**Task statement:**
Give back exactly the lines from the beginning of the listing below to the line holding "import seaborn as sns", both ends included; the pictures stay out.

**Source excerpt:**
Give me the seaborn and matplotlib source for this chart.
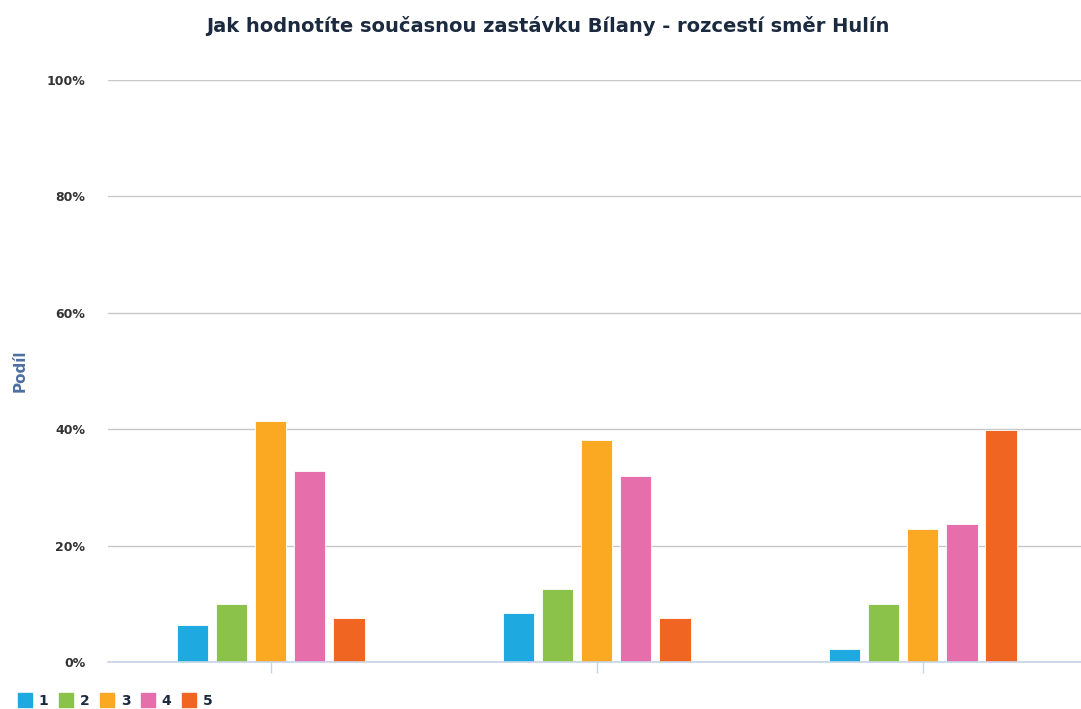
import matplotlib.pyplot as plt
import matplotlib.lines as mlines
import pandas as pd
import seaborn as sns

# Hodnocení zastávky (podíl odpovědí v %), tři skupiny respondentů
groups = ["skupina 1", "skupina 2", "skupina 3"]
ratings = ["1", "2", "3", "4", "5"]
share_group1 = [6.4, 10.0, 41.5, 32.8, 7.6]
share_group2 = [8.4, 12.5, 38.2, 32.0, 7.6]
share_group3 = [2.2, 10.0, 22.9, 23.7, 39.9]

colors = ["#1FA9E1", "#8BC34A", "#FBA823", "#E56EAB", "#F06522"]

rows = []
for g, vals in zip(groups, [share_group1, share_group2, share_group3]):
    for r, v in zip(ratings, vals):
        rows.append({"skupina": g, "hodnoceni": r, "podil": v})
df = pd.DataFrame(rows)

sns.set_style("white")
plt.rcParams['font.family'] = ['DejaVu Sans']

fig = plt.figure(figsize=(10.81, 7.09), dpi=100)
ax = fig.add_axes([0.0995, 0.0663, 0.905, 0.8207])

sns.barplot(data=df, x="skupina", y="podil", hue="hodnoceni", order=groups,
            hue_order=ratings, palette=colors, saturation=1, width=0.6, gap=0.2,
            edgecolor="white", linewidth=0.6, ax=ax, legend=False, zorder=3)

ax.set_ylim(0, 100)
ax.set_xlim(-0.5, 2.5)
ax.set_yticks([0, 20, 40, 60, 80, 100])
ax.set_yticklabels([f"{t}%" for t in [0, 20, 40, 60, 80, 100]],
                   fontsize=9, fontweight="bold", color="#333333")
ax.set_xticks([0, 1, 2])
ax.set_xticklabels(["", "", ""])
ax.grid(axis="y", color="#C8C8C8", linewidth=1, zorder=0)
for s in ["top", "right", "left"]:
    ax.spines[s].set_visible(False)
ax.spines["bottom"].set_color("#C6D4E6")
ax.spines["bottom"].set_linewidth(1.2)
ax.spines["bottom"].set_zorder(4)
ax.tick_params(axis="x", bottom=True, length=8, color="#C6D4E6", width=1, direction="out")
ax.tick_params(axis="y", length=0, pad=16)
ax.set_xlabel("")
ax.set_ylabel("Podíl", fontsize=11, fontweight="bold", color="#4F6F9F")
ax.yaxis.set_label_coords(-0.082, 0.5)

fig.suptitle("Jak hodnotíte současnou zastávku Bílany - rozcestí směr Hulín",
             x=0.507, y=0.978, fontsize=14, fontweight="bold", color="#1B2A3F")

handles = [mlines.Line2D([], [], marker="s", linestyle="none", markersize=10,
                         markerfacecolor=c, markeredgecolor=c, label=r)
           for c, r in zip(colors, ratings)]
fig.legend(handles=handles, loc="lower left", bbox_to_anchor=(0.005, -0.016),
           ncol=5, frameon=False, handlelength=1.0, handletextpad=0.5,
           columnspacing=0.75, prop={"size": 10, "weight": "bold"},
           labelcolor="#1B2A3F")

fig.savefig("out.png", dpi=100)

**Full answer:**
Give me the seaborn and matplotlib source for this chart.
import matplotlib.pyplot as plt
import matplotlib.lines as mlines
import pandas as pd
import seaborn as sns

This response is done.